Raw data
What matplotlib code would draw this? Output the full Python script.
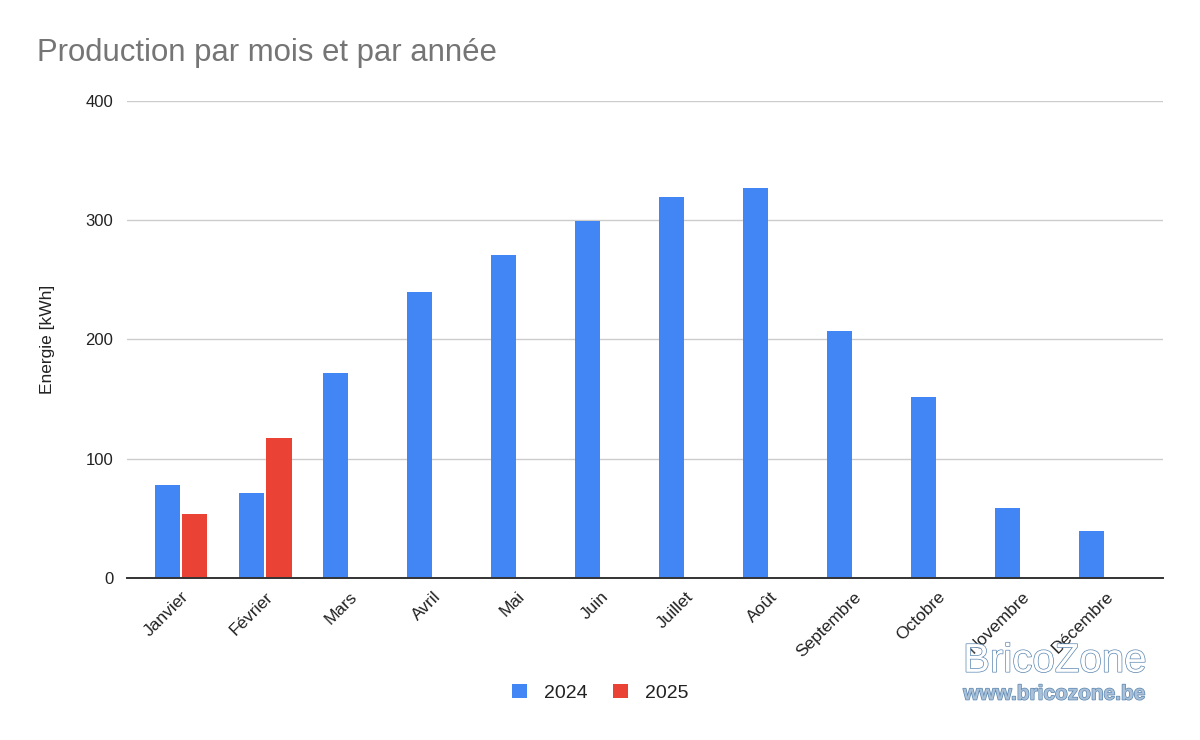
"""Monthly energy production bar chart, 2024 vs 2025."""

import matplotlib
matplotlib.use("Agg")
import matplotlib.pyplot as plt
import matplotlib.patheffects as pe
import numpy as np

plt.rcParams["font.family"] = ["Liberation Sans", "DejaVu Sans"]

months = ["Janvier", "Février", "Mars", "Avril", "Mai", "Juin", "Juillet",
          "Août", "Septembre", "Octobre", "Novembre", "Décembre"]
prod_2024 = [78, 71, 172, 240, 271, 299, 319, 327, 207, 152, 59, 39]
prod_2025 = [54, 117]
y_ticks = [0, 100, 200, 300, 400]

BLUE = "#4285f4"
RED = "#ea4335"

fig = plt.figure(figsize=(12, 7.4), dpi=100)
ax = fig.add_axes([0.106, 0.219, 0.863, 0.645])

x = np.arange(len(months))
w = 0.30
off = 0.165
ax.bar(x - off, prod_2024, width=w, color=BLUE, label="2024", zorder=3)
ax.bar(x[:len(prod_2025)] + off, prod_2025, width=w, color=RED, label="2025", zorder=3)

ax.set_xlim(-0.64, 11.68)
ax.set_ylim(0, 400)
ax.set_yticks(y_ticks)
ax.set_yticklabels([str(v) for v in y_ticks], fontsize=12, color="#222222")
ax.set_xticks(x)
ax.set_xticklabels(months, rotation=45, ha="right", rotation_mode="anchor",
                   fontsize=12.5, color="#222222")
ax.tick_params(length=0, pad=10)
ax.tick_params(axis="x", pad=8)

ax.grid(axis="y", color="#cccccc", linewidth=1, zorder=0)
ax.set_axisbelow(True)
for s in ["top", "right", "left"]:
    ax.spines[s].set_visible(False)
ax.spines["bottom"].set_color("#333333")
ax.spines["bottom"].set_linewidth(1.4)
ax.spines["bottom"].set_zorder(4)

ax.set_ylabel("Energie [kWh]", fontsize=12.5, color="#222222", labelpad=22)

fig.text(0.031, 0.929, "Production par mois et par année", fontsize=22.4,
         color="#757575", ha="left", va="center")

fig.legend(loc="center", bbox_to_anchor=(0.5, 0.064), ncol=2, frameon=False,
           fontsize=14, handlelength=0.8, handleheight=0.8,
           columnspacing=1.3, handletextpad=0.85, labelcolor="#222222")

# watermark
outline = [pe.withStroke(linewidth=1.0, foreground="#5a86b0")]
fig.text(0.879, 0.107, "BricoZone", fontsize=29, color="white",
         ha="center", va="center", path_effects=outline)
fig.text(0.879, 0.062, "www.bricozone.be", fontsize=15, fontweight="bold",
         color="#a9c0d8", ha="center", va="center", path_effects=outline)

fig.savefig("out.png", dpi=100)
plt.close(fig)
==
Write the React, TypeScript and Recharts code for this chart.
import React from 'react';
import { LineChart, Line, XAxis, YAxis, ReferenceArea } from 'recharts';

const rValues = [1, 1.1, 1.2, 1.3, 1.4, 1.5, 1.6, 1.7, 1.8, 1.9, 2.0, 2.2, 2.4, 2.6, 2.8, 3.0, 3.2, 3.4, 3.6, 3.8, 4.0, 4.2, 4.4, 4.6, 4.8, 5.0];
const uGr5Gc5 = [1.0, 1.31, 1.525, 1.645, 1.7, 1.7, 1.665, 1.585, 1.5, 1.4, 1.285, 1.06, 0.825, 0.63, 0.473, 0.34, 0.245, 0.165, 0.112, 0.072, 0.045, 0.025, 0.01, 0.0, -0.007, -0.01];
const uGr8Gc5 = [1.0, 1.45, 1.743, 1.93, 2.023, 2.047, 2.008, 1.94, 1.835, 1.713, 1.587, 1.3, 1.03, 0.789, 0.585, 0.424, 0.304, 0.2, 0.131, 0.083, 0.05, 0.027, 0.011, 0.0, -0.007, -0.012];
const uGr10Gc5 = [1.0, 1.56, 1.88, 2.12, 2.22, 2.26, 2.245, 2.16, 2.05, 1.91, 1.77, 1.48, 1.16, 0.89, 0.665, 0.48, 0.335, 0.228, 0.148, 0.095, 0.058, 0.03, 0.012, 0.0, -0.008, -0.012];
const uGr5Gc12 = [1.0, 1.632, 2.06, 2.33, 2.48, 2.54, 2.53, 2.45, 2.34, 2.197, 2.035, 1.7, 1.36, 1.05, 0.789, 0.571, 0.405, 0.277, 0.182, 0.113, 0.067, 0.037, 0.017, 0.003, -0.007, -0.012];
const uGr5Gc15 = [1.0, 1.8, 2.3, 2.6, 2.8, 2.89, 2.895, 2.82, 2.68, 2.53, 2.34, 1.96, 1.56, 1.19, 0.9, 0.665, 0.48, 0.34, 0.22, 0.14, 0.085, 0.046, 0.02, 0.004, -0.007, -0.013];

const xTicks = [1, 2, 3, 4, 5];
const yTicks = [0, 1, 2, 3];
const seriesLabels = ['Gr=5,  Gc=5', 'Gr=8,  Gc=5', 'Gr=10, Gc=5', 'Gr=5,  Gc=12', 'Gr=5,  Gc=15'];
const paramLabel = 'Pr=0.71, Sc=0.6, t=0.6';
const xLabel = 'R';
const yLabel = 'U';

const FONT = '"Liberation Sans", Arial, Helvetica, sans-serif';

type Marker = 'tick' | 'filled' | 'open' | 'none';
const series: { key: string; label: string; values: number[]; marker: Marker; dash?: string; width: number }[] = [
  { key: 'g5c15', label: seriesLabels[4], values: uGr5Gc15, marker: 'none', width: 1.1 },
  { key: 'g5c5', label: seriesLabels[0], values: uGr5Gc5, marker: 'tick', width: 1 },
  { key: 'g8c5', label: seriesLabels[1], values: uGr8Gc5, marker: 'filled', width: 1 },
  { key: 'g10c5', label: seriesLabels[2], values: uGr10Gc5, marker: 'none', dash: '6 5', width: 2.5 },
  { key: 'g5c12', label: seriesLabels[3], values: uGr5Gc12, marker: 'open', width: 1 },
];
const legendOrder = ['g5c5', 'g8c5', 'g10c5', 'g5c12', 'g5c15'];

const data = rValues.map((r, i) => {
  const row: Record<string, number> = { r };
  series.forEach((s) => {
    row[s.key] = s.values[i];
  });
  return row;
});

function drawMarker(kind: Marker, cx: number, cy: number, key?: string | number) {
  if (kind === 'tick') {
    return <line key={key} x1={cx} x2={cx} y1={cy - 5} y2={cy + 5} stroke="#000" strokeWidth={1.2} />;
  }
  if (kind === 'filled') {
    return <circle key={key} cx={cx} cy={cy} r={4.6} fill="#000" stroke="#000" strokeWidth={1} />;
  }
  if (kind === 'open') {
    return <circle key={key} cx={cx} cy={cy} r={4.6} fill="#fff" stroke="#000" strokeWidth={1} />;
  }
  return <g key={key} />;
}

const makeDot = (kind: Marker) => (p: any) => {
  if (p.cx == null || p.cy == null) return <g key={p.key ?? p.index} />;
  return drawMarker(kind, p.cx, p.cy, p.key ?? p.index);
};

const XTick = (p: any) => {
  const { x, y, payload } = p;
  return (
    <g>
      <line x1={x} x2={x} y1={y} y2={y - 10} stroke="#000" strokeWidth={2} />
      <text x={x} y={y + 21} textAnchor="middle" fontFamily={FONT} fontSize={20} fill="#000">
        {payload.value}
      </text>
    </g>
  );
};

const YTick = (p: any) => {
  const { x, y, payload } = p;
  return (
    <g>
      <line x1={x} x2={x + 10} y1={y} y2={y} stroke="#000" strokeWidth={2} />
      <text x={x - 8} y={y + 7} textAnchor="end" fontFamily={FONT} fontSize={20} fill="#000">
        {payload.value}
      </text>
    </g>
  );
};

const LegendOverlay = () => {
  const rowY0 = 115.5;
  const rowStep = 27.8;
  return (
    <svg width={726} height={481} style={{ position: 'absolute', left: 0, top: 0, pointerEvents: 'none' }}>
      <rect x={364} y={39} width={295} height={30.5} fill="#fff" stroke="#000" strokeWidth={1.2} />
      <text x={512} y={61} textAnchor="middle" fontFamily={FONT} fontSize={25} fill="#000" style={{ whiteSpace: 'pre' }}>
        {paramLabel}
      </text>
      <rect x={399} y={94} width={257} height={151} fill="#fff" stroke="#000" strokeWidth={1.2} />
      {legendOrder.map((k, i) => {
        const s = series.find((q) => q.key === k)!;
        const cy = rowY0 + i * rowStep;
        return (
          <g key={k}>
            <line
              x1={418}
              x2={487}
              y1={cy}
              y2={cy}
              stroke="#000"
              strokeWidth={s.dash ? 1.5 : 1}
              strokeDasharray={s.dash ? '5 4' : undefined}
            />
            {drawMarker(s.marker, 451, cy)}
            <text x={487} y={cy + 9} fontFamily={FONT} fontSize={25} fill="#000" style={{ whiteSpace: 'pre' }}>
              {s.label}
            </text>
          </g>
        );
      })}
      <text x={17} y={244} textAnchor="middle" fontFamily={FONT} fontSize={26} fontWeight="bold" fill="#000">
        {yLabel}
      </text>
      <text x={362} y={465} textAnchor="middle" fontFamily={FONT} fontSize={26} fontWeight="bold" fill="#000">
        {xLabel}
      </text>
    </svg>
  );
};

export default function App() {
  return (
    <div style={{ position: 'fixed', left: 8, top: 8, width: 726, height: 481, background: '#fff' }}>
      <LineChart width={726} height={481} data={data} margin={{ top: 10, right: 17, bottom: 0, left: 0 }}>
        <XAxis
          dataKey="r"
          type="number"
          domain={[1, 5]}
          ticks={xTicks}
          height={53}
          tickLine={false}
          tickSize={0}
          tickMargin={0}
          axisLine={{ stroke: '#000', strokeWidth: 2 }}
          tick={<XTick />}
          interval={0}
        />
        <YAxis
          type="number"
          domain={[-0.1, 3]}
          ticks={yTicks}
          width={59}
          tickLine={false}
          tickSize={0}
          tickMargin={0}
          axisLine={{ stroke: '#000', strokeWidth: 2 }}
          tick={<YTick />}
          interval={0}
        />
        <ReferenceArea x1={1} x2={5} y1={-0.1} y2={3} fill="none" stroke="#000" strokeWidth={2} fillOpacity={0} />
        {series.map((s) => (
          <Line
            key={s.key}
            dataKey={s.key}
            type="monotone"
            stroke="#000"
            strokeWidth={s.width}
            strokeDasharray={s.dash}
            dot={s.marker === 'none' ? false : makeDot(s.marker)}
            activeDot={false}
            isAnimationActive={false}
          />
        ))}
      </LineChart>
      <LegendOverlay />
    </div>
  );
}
...
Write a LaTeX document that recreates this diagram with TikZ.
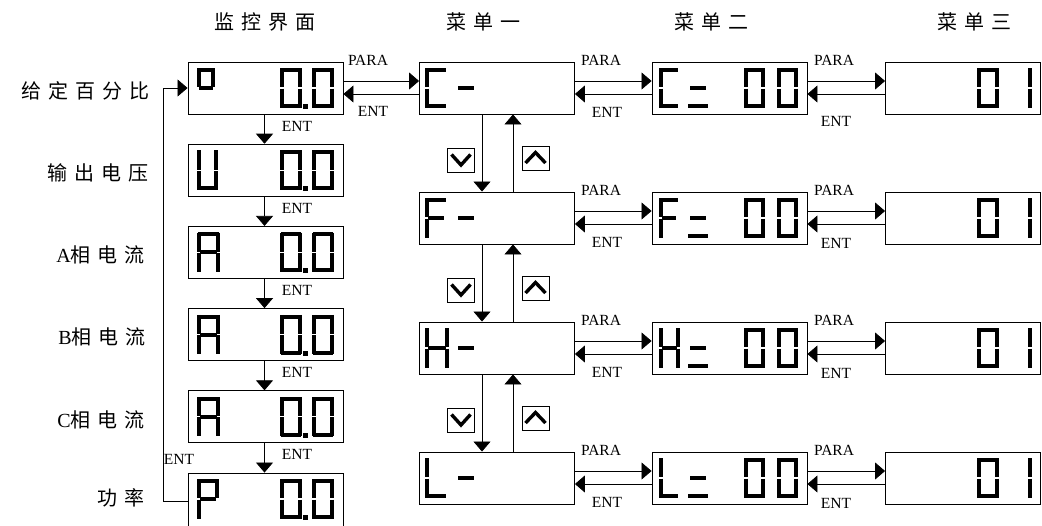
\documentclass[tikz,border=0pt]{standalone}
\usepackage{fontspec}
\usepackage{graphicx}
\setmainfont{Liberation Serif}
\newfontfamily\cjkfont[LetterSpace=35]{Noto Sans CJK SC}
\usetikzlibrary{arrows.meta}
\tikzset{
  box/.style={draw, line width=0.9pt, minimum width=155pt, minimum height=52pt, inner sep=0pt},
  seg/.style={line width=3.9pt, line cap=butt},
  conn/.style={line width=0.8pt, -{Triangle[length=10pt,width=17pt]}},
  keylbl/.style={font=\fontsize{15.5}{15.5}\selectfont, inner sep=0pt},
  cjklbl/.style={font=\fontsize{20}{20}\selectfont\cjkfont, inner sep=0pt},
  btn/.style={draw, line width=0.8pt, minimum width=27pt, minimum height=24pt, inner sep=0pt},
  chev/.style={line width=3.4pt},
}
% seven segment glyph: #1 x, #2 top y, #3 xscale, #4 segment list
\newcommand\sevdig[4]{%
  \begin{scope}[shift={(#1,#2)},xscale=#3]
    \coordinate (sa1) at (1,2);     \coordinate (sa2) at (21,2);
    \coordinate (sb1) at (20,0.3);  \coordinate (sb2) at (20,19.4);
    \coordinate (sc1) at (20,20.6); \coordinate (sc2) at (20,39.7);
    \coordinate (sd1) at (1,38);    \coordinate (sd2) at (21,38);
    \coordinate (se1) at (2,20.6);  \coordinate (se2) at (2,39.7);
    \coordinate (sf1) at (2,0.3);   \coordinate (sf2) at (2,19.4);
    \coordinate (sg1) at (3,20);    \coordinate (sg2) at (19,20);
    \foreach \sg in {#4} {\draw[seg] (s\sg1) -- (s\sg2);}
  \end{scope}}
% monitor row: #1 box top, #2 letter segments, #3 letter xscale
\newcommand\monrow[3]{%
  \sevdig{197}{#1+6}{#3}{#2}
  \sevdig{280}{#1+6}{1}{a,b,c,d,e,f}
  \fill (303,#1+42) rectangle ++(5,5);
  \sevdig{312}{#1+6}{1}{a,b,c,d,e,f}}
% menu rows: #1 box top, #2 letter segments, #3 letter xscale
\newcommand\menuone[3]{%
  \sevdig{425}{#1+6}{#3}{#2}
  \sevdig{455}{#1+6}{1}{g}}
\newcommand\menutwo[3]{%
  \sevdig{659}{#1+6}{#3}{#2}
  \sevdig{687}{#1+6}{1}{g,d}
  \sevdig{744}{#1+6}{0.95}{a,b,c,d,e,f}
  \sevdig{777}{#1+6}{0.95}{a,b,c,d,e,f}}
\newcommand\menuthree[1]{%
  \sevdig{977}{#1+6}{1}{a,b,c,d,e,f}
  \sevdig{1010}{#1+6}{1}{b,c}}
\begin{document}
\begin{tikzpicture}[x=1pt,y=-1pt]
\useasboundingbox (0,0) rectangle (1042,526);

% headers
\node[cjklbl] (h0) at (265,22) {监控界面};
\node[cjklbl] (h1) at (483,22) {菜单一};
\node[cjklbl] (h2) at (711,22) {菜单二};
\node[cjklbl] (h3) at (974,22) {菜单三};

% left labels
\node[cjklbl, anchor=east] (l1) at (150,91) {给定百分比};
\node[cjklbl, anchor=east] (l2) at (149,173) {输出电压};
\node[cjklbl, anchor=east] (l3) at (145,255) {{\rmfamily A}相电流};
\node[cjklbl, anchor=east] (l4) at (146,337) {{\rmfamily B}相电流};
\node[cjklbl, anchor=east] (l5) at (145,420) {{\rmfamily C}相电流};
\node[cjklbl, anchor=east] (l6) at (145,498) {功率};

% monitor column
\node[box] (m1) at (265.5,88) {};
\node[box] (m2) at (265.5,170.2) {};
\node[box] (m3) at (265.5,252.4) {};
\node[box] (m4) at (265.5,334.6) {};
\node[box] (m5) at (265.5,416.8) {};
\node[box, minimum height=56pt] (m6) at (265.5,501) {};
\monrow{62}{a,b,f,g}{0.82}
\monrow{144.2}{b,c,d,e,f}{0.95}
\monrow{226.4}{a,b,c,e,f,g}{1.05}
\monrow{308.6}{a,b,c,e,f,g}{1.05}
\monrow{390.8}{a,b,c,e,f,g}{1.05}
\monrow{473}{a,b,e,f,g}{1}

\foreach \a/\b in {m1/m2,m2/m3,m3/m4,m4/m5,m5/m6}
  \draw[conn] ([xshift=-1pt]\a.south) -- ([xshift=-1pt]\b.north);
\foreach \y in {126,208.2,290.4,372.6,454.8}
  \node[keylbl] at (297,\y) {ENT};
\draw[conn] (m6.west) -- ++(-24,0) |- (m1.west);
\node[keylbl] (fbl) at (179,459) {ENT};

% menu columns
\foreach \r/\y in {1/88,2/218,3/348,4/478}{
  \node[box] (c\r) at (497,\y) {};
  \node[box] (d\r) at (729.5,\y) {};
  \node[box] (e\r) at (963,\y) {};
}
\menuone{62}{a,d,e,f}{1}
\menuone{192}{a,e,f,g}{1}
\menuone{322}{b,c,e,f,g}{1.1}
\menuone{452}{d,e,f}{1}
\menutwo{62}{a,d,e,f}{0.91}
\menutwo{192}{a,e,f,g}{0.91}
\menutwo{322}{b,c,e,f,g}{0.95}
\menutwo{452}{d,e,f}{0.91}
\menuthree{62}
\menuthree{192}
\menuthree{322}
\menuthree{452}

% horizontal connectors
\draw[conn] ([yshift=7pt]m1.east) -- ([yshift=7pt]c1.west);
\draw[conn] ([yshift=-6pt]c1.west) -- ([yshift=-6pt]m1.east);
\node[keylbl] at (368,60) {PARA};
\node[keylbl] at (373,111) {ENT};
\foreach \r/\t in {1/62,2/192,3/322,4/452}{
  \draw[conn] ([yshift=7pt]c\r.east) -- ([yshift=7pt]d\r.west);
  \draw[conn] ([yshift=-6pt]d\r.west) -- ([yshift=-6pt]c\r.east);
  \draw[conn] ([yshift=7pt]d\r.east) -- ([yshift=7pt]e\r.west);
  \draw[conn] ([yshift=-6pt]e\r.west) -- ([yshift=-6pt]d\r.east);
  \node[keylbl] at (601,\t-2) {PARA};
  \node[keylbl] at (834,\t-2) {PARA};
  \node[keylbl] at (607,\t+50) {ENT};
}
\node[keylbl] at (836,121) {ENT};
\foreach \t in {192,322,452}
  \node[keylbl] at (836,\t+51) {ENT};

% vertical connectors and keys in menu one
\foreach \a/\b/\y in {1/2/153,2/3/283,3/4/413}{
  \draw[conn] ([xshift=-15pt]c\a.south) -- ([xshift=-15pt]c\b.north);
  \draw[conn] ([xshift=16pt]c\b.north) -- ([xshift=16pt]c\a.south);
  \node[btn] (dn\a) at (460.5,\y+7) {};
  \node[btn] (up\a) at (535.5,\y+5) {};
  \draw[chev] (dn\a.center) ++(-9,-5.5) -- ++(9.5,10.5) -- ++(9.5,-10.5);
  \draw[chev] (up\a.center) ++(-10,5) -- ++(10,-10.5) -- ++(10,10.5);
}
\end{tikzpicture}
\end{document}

Goal of the exercise
Extract all lines from the material above that include the word "code".

Response to the exercise
What matplotlib code would draw this? Output the full Python script.
Write the React, TypeScript and Recharts code for this chart.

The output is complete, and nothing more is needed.